*Stated goal*. Pictures are not part of the copy. Retype the lines from the first one through the line that contains "2022, 2023, 2024];".

[BEGIN Dataset section]

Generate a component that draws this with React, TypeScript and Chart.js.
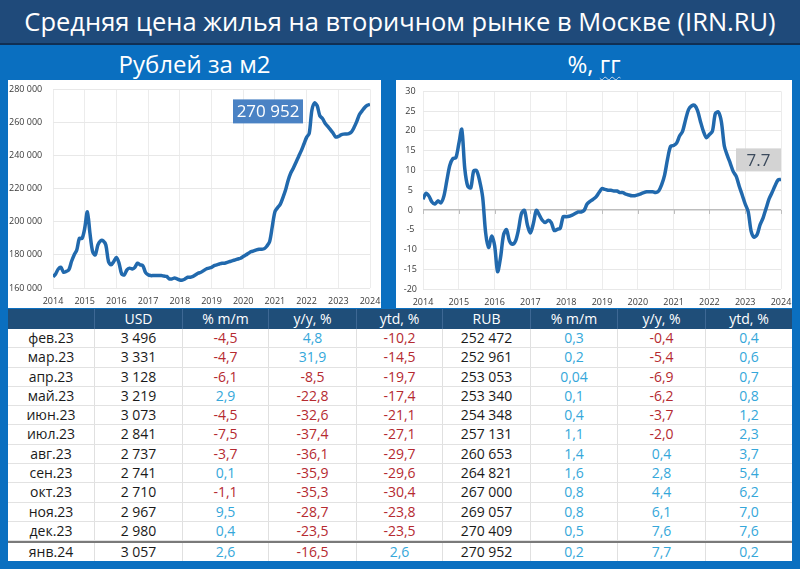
import React, { useEffect, useRef } from "react";
import { Chart, registerables } from "chart.js";

Chart.register(...registerables);

// ---------- Chart data (monthly, Jan..Dec) ----------
const years = [2014, 2015, 2016, 2017, 2018, 2019, 2020, 2021, 2022, 2023, 2024];

const price2014 = [166800, 168500, 171500, 172500, 169500, 170000, 171000, 176000, 180000, 183000, 190000, 190000];
const price2015 = [196000, 206000, 193000, 182000, 180000, 186000, 188500, 188500, 186000, 176000, 174000, 176000];
const price2016 = [178500, 175000, 168500, 168000, 171000, 172000, 171500, 172500, 175000, 174000, 173500, 169500];
const price2017 = [168000, 167500, 167500, 167500, 167500, 167500, 167200, 167000, 165500, 165500, 166000, 165500];
const price2018 = [164800, 164800, 165500, 166500, 166500, 167000, 168000, 169000, 169500, 170500, 171500, 172000];
const price2019 = [172500, 173500, 174000, 174500, 175000, 175000, 175500, 176000, 176500, 177000, 177500, 178000];
const price2020 = [179000, 179900, 181000, 182000, 182400, 183000, 183400, 183400, 183800, 185400, 188000, 197000];
const price2021 = [206000, 208500, 210500, 214500, 219000, 225000, 229500, 232500, 236000, 239500, 243000, 247000];
const price2022 = [251000, 253500, 267400, 271800, 270100, 264100, 262400, 259600, 257600, 255700, 253600, 251300];
const price2023 = [251600, 252472, 252961, 253053, 253340, 254348, 257131, 260653, 264821, 267000, 269057, 270409];
const price2024 = [270952];

const yoy2014 = [2.7, 4.2, 3.5, 2.0, 1.5, 2.3, 1.8, 3.5, 7.5, 11.3, 13.0, 13.2];
const yoy2015 = [16.7, 20.4, 10.5, 6.0, 5.6, 9.9, 9.9, 7.3, 3.2, -5.8, -9.5, -6.6];
const yoy2016 = [-9.0, -15.6, -12.0, -6.3, -5.0, -7.9, -8.7, -7.9, -5.0, -0.9, -0.1, -3.8];
const yoy2017 = [-5.8, -3.4, -0.1, -1.3, -2.6, -3.2, -2.6, -3.2, -5.2, -4.9, -4.6, -1.7];
const yoy2018 = [-1.7, -1.6, -1.3, -0.9, -0.5, -0.5, -0.1, 1.5, 2.2, 2.7, 3.3, 4.4];
const yoy2019 = [5.4, 5.2, 5.0, 5.0, 4.8, 4.8, 4.4, 4.4, 4.0, 3.8, 3.6, 3.6];
const yoy2020 = [3.8, 4.1, 4.4, 4.6, 4.6, 4.6, 4.4, 4.8, 6.4, 8.9, 13.0, 16.1];
const yoy2021 = [16.3, 16.9, 18.7, 19.9, 22.8, 25.4, 26.3, 26.5, 25.2, 22.4, 19.9, 18.3];
const yoy2022 = [19.1, 19.9, 24.4, 24.8, 22.4, 16.2, 13.8, 11.8, 9.7, 8.5, 6.0, 3.8];
const yoy2023 = [1.5, -0.4, -5.4, -6.9, -6.2, -3.7, -2.0, 0.4, 2.8, 4.4, 6.1, 7.6];
const yoy2024 = [7.7];

const priceByYear = [price2014, price2015, price2016, price2017, price2018, price2019, price2020, price2021, price2022, price2023, price2024];
const yoyByYear = [yoy2014, yoy2015, yoy2016, yoy2017, yoy2018, yoy2019, yoy2020, yoy2021, yoy2022, yoy2023, yoy2024];

// ---------- Table data ----------
const headers = ["", "USD", "% m/m", "y/y, %", "ytd, %", "RUB", "% m/m", "y/y, %", "ytd, %"];
const months = ["фев.23", "мар.23", "апр.23", "май.23", "июн.23", "июл.23", "авг.23", "сен.23", "окт.23", "ноя.23", "дек.23", "янв.24"];
const usd = ["3 496", "3 331", "3 128", "3 219", "3 073", "2 841", "2 737", "2 741", "2 710", "2 967", "2 980", "3 057"];
const usdMm = ["-4,5", "-4,7", "-6,1", "2,9", "-4,5", "-7,5", "-3,7", "0,1", "-1,1", "9,5", "0,4", "2,6"];
const usdYy = ["4,8", "31,9", "-8,5", "-22,8", "-32,6", "-37,4", "-36,1", "-35,9", "-35,3", "-28,7", "-23,5", "-16,5"];
const usdYtd = ["-10,2", "-14,5", "-19,7", "-17,4", "-21,1", "-27,1", "-29,7", "-29,6", "-30,4", "-23,8", "-23,5", "2,6"];
const rub = ["252 472", "252 961", "253 053", "253 340", "254 348", "257 131", "260 653", "264 821", "267 000", "269 057", "270 409", "270 952"];
const rubMm = ["0,3", "0,2", "0,04", "0,1", "0,4", "1,1", "1,4", "1,6", "0,8", "0,8", "0,5", "0,2"];
const rubYy = ["-0,4", "-5,4", "-6,9", "-6,2", "-3,7", "-2,0", "0,4", "2,8", "4,4", "6,1", "7,6", "7,7"];
const rubYtd = ["0,4", "0,6", "0,7", "0,8", "1,2", "2,3", "3,7", "5,4", "6,2", "7,0", "7,6", "0,2"];

const colWidths = [87, 88, 86, 88, 86, 88, 87, 88, 86];

const FONT = '"Open Sans", "Noto Sans", sans-serif';
const LINE = "#2169ad";
const RED = "#b52a30";
const CYAN = "#35a7da";

function toPoints(byYear: number[][]) {
  const pts: { x: number; y: number }[] = [];
  byYear.forEach((arr, yi) => arr.forEach((v, i) => pts.push({ x: years[yi] + i / 12, y: v })));
  return pts;
}

function spaced(n: number) {
  return Math.round(n).toString().replace(/\B(?=(\d{3})+(?!\d))/g, " ");
}

function valueLabel(o: { w: number; h: number; dxRight: number; dyTop: number; bg: string; fg: string; size: number; fmt: (v: number) => string }) {
  return {
    id: "valueLabel",
    afterDatasetsDraw(chart: any) {
      const { ctx, chartArea } = chart;
      const data = chart.data.datasets[0].data;
      const last = data[data.length - 1].y;
      const x = chartArea.right - o.dxRight - o.w;
      const y = chartArea.top + o.dyTop;
      ctx.save();
      ctx.fillStyle = o.bg;
      ctx.fillRect(x, y, o.w, o.h);
      ctx.fillStyle = o.fg;
      ctx.font = `${o.size}px ${FONT}`;
      ctx.textAlign = "center";
      ctx.textBaseline = "middle";
      ctx.fillText(o.fmt(last), x + o.w / 2, y + o.h / 2 + 1);
      ctx.restore();
    },
  };
}

const zeroTicks = {
  id: "zeroTicks",
  beforeDatasetsDraw(chart: any) {
    const { ctx } = chart;
    const xs = chart.scales.x;
    const ys = chart.scales.y;
    const y0 = ys.getPixelForValue(0);
    ctx.save();
    ctx.strokeStyle = "#bdbdbd";
    ctx.lineWidth = 1;
    ctx.beginPath();
    years.forEach((yr) => {
      const px = Math.round(xs.getPixelForValue(yr)) + 0.5;
      ctx.moveTo(px, y0);
      ctx.lineTo(px, y0 + 4);
    });
    ctx.stroke();
    ctx.restore();
  },
};

function LineChart(props: {
  width: number;
  height: number;
  byYear: number[][];
  yMin: number;
  yMax: number;
  yStep: number;
  yFmt: (v: number) => string;
  yWidth: number;
  padLeft: number;
  padRight: number;
  crossAlign: "far" | "center";
  yPad: number;
  xHeight: number;
  zeroLine: boolean;
  label: any;
}) {
  const ref = useRef<HTMLCanvasElement>(null);
  useEffect(() => {
    if (!ref.current) return;
    const plugins: any[] = [props.label];
    if (props.zeroLine) plugins.push(zeroTicks);
    const chart = new Chart(ref.current, {
      type: "line",
      data: {
        datasets: [
          {
            data: toPoints(props.byYear),
            borderColor: LINE,
            borderWidth: 3.5,
            pointRadius: 0,
            tension: 0.3,
            fill: false,
          },
        ],
      },
      options: {
        responsive: false,
        animation: false,
        parsing: false as any,
        layout: { padding: { left: props.padLeft, right: props.padRight, top: 7, bottom: 0 } },
        plugins: { legend: { display: false }, tooltip: { enabled: false } },
        scales: {
          x: {
            type: "linear",
            min: 2014,
            max: 2024,
            afterFit: (s: any) => {
              s.height = props.xHeight;
              s.paddingRight = 0;
              s.paddingLeft = 0;
            },
            afterBuildTicks: (s: any) => {
              s.ticks = years.map((v) => ({ value: v }));
            },
            ticks: {
              autoSkip: false,
              maxRotation: 0,
              padding: 8,
              color: "#3a3a3a",
              font: { family: FONT, size: 9 },
              callback: (v: any) => String(v),
            },
            grid: { color: "#ececec", drawTicks: false },
            border: { display: false },
          },
          y: {
            min: props.yMin,
            max: props.yMax,
            afterFit: (s: any) => {
              s.width = props.yWidth;
            },
            ticks: {
              stepSize: props.yStep,
              padding: props.yPad,
              crossAlign: props.crossAlign,
              color: "#3a3a3a",
              font: { family: FONT, size: 9 },
              callback: (v: any) => props.yFmt(Number(v)),
            },
            grid: {
              drawTicks: false,
              color: (c: any) => (props.zeroLine && c.tick && c.tick.value === 0 ? "#bdbdbd" : "#e8e8e8"),
              lineWidth: (c: any) => (props.zeroLine && c.tick && c.tick.value === 0 ? 1.5 : 1),
            },
            border: { display: false },
          },
        },
      },
      plugins,
    });
    return () => chart.destroy();
  }, []);
  return <canvas ref={ref} width={props.width} height={props.height} style={{ display: "block" }} />;
}

function cellColor(col: number, text: string) {
  if (col === 0 || col === 1 || col === 5) return "#1a1a1a";
  return text.trim().startsWith("-") ? RED : CYAN;
}

function Table() {
  const rows = months.map((m, i) => [m, usd[i], usdMm[i], usdYy[i], usdYtd[i], rub[i], rubMm[i], rubYy[i], rubYtd[i]]);
  return (
    <div style={{ position: "absolute", left: 8, top: 309, width: 784, background: "#fff", fontFamily: FONT, fontSize: 14 }}>
      <div style={{ display: "flex", height: 20, background: "#1f4e79", color: "#fff" }}>
        {headers.map((h, c) => (
          <div
            key={c}
            style={{
              width: colWidths[c],
              boxSizing: "border-box",
              textAlign: "center",
              lineHeight: "20px",
              borderRight: c < headers.length - 1 ? "1px solid #3e6894" : "none",
            }}
          >
            {h}
          </div>
        ))}
      </div>
      {rows.map((r, ri) => {
        const last = ri === rows.length - 1;
        const h = last ? 19.7 : 19.3;
        return (
          <div
            key={ri}
            style={{
              display: "flex",
              height: h,
              boxSizing: "border-box",
              borderTop: last ? "2px solid #7a7a7a" : "none",
              borderBottom: last ? "none" : "1px solid #e2e2e2",
            }}
          >
            {r.map((t, c) => (
              <div
                key={c}
                style={{
                  width: colWidths[c],
                  boxSizing: "border-box",
                  textAlign: "center",
                  lineHeight: (last ? 17.7 : 18.3) + "px",
                  color: cellColor(c, t),
                  borderRight: c < r.length - 1 ? "1px solid #e0e0e0" : "none",
                }}
              >
                {t}
              </div>
            ))}
          </div>
        );
      })}
    </div>
  );
}

export default function App() {
  useEffect(() => {
    document.body.style.margin = "0";
  }, []);
  return (
    <div
      style={{
        position: "fixed",
        left: 0,
        top: 0,
        width: 800,
        height: 569,
        overflow: "hidden",
        background: "#0a6fc0",
        fontFamily: FONT,
      }}
    >
      <div
        style={{
          position: "absolute",
          left: 0,
          top: 0,
          width: 800,
          height: 43,
          background: "#1f4a7a",
          borderBottom: "2px solid #112f52",
          color: "#fff",
          fontSize: 25.5,
          lineHeight: "42px",
          textAlign: "center",
          whiteSpace: "nowrap",
        }}
      >
        Средняя цена жилья на вторичном рынке в Москве (IRN.RU)
      </div>
      <div style={{ position: "absolute", left: 8, width: 373, top: 48, textAlign: "center", color: "#fff", fontSize: 24, lineHeight: "32px" }}>
        Рублей за м2
      </div>
      <div style={{ position: "absolute", left: 396, width: 396, top: 48, textAlign: "center", color: "#fff", fontSize: 24, lineHeight: "32px" }}>
        %,{" "}
        <span style={{ textDecoration: "underline wavy #c8d6e8", textDecorationThickness: 1, textUnderlineOffset: 3 }}>гг</span>
      </div>
      <div style={{ position: "absolute", left: 8, top: 80, width: 373, height: 228, background: "#fff" }}>
        <LineChart
          width={373}
          height={228}
          byYear={priceByYear}
          yMin={160000}
          yMax={280000}
          yStep={20000}
          yFmt={spaced}
          yWidth={44}
          padLeft={1}
          padRight={11}
          crossAlign="far"
          yPad={4}
          xHeight={20}
          zeroLine={false}
          label={valueLabel({ w: 70, h: 24, dxRight: 67, dyTop: 10, bg: "#4a82c4", fg: "#ffffff", size: 17, fmt: spaced })}
        />
      </div>
      <div style={{ position: "absolute", left: 396, top: 80, width: 396, height: 228, background: "#fff" }}>
        <LineChart
          width={396}
          height={228}
          byYear={yoyByYear}
          yMin={-20}
          yMax={30}
          yStep={5}
          yFmt={(v) => String(v)}
          yWidth={27}
          padLeft={0}
          padRight={11}
          crossAlign="center"
          yPad={6}
          xHeight={19}
          zeroLine={true}
          label={valueLabel({ w: 45, h: 23, dxRight: 0, dyTop: 57, bg: "#d3d3d3", fg: "#3b4a5c", size: 17, fmt: (v) => v.toFixed(1) })}
        />
      </div>
      <Table />
    </div>
  );
}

[END Dataset section]

*Full solution*.
Generate a component that draws this with React, TypeScript and Chart.js.
import React, { useEffect, useRef } from "react";
import { Chart, registerables } from "chart.js";

Chart.register(...registerables);

// ---------- Chart data (monthly, Jan..Dec) ----------
const years = [2014, 2015, 2016, 2017, 2018, 2019, 2020, 2021, 2022, 2023, 2024];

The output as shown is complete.